Okefenokee Swamp III

To me, Okefenokee Swamp felt like a sacred place in the twilight, with Spanish moss hanging down like stalactites, and cypress knees rising up like stalagmites, like the ones often found in caves.  I grew up playing in Cedar Swamp, another mystical place, in the woods behind our house.  But this southern swamp is very different from, and much larger than, the swamps we have here in New England!

The swamp’s water is black, due to vegetation decaying in the water and leaching out tannin which stains the water in much the same way as the tannin in tea color the water in a teacup.  After the swamp exploration our skiff turned out into a marsh, where we could view the sun setting and see what wildlife might come near.

To love a swamp, however, is to love what is muted and marginal, what exists in the shadows, what shoulders its way out of mud and scurries along the damp edges of what is most commonly praised. And sometimes its invisibility is a blessing. Swamps and bogs are places of transition and wild growth, breeding grounds, experimental labs where organisms and ideas have the luxury of being out of the spotlight, where the imagination can mutate and mate, send tendrils into and out of the water.
~ Barbara Hurd
(Stirring the Mud: On Swamps, Bogs & Human Imagination)

The alligators were as quiet as could be…

One last batch of pictures from Okefenokee Swamp tomorrow!

photos by Tim Rodgers

17 thoughts on “Okefenokee Swamp III

    • I asked the guide about the alligators, and she said that they leave people alone unless provoked. She said people can even swim in the river, as long as you respected their area. But I would not chance it.

    • The alligators seemed pretty tame, Laurie. :) Secretly, I was hoping to see some teeth and was a little disappointed. The skiff had a flat bottom so I don’t think it would have tipped over easily. We decided that we wouldn’t have wanted to be in a canoe, though some people do paddle around the swamp in them, and kayaks, too.

  1. The swamp does look like a sacred place in the twilight. Like an enchanted place where fairy tales come true. The alligators were an exciting surprise. Beautiful post! Thanks. Have a blessed day.

    • Thank you, my friend! Seeing those alligators up close and in person was a thrill that I won’t soon forget… I wonder what your son would think of them? :) Our son and daughter-in-law are thinking of taking their nephews to see them. I’d love to see their faces!
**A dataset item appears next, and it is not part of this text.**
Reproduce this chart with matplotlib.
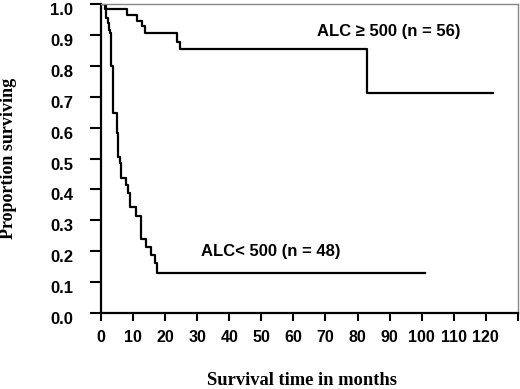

    • Thank you, Jane! Real quiet dragons! They are nocturnal so perhaps they were slowly waking up at sunset and getting ready for a night of hunting. :)
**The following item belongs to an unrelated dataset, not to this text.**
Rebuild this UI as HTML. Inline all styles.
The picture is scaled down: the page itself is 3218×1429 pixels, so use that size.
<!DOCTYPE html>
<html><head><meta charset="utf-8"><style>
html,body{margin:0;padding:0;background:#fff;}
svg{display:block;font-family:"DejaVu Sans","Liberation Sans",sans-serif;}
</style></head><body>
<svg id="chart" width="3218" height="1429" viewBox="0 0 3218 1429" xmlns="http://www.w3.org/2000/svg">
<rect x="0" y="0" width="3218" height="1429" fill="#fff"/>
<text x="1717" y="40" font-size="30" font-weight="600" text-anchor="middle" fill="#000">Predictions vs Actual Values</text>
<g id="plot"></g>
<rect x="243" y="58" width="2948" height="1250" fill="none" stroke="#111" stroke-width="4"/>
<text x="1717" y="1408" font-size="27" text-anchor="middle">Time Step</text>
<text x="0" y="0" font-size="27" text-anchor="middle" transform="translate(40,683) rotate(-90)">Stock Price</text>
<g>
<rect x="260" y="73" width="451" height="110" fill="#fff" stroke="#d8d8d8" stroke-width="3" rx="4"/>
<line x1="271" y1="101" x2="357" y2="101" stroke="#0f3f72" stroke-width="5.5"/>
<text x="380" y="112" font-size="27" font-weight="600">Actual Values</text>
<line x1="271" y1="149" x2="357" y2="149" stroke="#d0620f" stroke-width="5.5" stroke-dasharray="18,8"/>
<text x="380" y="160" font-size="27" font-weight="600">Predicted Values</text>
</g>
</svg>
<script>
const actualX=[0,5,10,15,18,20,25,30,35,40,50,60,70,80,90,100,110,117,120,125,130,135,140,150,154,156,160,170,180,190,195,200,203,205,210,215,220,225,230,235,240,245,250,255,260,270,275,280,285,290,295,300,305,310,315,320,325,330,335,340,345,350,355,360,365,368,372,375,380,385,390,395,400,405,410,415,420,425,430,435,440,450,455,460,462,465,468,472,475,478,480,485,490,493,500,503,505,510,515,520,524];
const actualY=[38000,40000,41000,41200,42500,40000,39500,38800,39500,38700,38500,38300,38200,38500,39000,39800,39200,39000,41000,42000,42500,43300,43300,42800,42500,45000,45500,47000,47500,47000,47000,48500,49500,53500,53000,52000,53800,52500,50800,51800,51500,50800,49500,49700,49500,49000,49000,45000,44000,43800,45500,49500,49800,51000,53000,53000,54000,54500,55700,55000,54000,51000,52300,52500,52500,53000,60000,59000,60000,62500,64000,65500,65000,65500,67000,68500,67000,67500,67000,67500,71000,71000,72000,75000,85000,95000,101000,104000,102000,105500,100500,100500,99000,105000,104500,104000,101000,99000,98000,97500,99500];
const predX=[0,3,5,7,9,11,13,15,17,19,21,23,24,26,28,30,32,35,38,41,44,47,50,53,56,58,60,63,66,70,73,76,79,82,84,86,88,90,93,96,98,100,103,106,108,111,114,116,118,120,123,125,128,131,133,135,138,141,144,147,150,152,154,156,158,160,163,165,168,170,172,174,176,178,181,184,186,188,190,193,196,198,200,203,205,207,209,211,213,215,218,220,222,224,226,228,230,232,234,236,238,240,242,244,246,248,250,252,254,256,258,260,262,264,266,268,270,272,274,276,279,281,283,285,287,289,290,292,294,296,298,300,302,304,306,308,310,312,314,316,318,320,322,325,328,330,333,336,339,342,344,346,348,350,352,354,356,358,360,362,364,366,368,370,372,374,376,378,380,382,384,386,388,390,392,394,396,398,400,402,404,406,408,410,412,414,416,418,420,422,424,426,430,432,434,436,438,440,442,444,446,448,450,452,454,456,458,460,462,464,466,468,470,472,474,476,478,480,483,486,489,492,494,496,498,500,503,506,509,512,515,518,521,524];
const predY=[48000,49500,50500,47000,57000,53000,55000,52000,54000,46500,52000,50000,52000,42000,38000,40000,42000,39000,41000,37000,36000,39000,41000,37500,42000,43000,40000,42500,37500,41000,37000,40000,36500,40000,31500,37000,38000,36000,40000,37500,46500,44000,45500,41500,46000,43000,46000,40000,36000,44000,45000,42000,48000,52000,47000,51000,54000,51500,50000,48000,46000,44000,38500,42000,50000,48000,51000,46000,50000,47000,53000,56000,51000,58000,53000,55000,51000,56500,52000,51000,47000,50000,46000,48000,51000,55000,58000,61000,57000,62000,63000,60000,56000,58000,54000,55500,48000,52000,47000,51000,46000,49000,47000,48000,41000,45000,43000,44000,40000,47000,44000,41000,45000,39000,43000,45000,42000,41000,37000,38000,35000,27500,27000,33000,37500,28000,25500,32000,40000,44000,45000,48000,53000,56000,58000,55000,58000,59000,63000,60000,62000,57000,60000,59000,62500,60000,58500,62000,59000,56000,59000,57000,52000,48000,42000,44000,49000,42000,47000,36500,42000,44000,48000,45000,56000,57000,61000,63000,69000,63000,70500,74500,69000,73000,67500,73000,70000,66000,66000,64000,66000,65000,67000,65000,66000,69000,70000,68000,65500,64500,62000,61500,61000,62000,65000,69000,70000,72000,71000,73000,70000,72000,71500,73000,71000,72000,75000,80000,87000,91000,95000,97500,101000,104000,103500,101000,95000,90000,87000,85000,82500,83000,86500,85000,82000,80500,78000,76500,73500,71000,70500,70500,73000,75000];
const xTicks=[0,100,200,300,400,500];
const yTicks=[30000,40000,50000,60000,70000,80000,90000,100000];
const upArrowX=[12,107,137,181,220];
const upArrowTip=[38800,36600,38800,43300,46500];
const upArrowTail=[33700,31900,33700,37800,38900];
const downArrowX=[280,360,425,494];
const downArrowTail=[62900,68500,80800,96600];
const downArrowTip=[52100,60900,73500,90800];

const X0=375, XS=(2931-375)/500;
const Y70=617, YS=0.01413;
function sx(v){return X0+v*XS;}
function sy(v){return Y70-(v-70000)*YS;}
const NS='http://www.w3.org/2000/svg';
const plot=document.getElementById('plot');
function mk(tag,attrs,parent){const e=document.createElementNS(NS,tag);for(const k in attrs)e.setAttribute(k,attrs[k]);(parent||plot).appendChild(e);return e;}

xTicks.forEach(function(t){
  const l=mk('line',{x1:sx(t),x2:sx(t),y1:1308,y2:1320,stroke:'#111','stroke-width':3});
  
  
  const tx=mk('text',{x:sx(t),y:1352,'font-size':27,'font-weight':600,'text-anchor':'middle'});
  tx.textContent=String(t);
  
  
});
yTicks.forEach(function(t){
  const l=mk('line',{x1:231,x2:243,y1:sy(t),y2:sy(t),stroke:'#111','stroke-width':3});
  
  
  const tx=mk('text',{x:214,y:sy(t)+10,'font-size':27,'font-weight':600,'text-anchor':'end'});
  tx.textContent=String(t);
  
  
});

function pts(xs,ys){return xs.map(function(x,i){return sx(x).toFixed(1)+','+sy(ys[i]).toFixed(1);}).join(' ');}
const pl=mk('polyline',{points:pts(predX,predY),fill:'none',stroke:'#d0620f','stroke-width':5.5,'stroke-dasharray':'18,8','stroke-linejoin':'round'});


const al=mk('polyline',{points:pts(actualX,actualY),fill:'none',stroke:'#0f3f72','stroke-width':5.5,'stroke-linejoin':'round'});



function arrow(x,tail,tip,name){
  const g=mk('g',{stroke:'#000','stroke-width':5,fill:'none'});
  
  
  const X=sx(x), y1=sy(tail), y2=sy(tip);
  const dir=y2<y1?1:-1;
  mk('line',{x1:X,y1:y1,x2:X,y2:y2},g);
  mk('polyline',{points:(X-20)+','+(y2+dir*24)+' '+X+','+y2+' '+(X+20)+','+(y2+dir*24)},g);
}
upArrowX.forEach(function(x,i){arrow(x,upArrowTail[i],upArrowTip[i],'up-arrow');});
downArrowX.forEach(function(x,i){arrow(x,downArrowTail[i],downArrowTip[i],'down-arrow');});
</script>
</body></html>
  2. Marvellous trio of posts, Barbara! Thanks for guiding us into the richness of the swamps; it looks as though you had a terrific and inspiring time. On another note – it’s great to read the Barbara Hurd quotes as I’m currently reading her book Walking the Wrack Line, about the unexpected beauties of what comes ashore as she walks the coasts. Thanks for sharing…
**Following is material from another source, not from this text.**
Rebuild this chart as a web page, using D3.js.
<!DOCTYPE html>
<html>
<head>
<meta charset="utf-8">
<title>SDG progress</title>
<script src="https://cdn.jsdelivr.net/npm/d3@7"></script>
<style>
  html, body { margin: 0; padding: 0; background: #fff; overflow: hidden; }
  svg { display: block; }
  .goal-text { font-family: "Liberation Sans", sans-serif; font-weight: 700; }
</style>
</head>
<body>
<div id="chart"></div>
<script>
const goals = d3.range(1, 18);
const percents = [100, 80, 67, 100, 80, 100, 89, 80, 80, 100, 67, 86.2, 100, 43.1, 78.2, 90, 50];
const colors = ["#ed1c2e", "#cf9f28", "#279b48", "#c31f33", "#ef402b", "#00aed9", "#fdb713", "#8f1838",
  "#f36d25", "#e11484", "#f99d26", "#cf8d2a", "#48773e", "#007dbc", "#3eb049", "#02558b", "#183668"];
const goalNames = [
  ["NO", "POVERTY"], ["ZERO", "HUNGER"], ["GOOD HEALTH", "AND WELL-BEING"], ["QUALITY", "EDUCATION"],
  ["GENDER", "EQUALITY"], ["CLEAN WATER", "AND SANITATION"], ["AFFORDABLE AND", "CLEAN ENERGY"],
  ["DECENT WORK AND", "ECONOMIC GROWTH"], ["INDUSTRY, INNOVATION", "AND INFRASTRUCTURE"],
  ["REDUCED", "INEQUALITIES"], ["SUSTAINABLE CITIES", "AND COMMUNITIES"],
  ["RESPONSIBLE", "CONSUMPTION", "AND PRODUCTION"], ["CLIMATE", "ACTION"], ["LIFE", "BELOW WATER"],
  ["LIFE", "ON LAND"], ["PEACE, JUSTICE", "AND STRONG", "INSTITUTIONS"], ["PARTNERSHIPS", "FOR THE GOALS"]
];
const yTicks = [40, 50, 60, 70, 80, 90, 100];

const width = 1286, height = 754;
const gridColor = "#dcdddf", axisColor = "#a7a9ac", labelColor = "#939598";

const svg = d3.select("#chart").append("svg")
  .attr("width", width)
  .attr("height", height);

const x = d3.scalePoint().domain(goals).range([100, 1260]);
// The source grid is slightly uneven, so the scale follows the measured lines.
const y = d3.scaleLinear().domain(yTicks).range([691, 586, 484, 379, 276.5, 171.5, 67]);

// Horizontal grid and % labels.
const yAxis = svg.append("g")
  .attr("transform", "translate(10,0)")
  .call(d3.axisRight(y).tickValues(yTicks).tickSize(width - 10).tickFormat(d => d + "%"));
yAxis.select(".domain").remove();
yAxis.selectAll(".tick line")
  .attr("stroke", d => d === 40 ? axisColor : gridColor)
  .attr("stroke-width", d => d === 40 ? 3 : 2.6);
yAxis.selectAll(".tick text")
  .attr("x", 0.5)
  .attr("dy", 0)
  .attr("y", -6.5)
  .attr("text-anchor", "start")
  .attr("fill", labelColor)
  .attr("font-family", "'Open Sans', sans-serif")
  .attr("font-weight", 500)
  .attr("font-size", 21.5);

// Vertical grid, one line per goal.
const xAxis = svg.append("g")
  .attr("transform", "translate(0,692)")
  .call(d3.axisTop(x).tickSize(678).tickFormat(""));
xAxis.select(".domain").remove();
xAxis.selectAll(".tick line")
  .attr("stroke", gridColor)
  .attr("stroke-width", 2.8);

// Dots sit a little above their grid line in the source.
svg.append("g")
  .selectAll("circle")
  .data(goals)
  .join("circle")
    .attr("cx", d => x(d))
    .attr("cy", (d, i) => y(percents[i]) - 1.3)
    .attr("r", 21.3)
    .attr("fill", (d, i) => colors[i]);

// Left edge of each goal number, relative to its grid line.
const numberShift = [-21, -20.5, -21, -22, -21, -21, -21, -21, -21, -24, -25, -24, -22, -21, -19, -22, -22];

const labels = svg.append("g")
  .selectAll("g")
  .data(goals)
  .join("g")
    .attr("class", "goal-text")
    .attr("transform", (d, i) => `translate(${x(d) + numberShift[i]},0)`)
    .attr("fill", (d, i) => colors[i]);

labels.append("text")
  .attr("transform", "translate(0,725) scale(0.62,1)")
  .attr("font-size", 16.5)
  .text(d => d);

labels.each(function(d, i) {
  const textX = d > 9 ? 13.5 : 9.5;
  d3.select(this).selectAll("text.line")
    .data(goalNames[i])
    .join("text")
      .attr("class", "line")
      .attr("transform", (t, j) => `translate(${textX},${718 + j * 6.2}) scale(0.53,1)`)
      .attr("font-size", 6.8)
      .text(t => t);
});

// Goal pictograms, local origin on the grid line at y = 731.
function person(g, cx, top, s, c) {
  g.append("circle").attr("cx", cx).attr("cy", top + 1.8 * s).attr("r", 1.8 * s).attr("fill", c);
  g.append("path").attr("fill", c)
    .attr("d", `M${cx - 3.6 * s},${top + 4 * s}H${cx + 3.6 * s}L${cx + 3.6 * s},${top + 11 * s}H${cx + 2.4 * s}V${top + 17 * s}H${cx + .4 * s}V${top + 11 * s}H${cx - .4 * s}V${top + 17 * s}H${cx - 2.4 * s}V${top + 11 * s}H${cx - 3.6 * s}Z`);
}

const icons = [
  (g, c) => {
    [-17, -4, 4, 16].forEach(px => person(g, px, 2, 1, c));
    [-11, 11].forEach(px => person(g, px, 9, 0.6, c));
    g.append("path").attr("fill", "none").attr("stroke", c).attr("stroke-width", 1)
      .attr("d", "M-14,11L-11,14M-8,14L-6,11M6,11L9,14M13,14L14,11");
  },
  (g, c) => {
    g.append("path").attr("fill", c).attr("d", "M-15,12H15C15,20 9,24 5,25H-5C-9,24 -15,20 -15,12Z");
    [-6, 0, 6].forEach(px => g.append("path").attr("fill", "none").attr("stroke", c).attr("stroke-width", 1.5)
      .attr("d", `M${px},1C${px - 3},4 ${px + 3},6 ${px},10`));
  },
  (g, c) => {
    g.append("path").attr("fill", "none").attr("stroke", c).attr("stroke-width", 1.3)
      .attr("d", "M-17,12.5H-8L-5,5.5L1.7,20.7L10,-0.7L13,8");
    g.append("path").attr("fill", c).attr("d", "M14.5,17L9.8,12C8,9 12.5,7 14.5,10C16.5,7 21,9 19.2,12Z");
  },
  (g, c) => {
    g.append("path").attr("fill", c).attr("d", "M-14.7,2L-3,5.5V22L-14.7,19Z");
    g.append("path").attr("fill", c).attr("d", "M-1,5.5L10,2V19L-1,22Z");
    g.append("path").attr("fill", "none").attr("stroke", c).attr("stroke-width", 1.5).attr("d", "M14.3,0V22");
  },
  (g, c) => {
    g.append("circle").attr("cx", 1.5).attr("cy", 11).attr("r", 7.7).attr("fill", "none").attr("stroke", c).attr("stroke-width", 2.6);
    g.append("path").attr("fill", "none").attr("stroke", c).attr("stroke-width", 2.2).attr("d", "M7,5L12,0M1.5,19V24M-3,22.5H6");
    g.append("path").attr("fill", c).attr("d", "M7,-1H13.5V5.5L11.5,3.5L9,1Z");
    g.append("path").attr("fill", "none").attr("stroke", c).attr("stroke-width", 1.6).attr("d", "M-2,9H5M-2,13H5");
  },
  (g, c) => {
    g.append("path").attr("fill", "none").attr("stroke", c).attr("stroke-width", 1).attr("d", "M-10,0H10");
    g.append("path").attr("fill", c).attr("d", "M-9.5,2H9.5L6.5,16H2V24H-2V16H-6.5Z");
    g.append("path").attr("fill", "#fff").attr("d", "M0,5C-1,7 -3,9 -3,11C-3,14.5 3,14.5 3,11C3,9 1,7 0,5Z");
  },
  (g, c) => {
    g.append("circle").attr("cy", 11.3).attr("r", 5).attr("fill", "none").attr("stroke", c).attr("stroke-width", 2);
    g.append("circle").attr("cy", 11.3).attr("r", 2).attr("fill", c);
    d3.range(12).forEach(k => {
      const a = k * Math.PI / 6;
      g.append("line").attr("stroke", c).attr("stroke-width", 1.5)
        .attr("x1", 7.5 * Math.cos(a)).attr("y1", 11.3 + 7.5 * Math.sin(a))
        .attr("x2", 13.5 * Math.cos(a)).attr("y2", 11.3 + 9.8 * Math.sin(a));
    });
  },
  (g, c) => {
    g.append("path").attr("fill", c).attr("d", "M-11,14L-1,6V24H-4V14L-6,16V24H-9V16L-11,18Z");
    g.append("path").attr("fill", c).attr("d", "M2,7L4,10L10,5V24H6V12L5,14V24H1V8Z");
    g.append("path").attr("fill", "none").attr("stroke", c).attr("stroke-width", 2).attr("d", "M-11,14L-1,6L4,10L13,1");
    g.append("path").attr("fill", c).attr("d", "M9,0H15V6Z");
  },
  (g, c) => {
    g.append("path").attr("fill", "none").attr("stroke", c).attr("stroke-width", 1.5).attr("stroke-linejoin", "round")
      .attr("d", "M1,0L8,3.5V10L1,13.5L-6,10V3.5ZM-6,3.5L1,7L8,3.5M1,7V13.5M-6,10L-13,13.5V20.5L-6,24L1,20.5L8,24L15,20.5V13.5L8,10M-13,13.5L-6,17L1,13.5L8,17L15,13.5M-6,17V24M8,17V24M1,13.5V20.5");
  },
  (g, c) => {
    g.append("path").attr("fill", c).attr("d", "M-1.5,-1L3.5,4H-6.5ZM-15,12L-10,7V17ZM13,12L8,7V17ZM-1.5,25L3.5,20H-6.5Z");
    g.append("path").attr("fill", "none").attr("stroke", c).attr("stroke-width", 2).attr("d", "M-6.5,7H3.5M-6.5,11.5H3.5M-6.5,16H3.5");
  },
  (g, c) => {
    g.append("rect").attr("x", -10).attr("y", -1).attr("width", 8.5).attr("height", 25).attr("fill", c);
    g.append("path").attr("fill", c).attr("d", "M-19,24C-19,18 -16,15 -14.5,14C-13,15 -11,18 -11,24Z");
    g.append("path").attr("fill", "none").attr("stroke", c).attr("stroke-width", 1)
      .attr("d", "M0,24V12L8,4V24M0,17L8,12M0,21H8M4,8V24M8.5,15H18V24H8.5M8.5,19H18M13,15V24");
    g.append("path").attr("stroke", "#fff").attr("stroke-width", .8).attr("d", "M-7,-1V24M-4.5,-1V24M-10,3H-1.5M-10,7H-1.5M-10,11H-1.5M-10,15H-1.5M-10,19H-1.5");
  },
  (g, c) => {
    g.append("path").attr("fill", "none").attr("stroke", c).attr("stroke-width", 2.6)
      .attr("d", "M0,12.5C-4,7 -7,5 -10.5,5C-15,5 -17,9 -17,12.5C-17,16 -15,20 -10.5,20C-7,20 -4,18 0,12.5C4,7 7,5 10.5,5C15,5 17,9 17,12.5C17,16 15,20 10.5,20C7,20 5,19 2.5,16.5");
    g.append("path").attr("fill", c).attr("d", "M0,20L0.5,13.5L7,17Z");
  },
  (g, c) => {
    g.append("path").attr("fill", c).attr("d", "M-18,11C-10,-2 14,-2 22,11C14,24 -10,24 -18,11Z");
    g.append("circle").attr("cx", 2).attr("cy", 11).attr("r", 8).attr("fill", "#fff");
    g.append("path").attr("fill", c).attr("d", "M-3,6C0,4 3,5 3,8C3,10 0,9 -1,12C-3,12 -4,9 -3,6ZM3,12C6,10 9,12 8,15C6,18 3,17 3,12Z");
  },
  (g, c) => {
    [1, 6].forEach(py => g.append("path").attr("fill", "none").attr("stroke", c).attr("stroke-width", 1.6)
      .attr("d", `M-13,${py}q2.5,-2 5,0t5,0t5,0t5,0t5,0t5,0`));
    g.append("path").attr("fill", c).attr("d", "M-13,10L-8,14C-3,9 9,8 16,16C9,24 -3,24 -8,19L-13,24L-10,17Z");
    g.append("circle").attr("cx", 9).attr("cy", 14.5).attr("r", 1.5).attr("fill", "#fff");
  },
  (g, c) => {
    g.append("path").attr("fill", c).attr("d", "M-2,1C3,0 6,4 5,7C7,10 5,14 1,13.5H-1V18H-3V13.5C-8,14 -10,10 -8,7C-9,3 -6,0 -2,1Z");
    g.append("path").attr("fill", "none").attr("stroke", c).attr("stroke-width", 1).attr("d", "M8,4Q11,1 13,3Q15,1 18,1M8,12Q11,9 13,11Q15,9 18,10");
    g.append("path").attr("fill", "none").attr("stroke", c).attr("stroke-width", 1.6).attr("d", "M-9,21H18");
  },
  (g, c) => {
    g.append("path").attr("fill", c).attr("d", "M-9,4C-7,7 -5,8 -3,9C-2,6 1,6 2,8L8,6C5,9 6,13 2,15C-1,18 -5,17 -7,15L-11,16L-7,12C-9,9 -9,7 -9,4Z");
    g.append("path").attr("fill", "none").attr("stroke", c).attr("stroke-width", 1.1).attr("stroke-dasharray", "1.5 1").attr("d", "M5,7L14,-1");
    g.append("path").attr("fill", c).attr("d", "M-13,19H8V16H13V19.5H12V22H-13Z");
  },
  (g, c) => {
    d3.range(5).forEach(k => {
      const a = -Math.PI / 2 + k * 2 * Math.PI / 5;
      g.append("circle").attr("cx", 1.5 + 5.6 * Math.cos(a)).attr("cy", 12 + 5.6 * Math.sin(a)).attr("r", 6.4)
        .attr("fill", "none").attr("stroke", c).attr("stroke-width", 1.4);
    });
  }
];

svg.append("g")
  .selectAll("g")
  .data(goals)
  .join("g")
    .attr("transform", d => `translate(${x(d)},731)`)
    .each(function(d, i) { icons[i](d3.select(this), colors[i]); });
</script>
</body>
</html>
    • Thanks, Julian! Visiting Okefenokee was an unforgettable experience and I hope to return and see more of this huge swamp in the future. “Stirring the Mud” is my first Barbara Hurd book and I’m looking forward to reading many more of her lyrical words. I’m happy you enjoyed these posts…

    • It was beautiful, gitwizard! The ‘dragons’ never moved, perhaps we all would have jumped and screamed if they had… :)

  3. The swamp does seem sacred, and mystical. I can imagine the spirits of the native Indians guarding the area and protecting those who travel by boat through the waters. It’s very beautiful. :)

    • I like to think the spirits of Native Americans are still there and are encouraged knowing that future generations have appreciated and continued to hold their spiritual place sacred… I didn’t expect it to be so awesomely beautiful there.

  4. So interesting, Barbara, with wonderful photographs as always.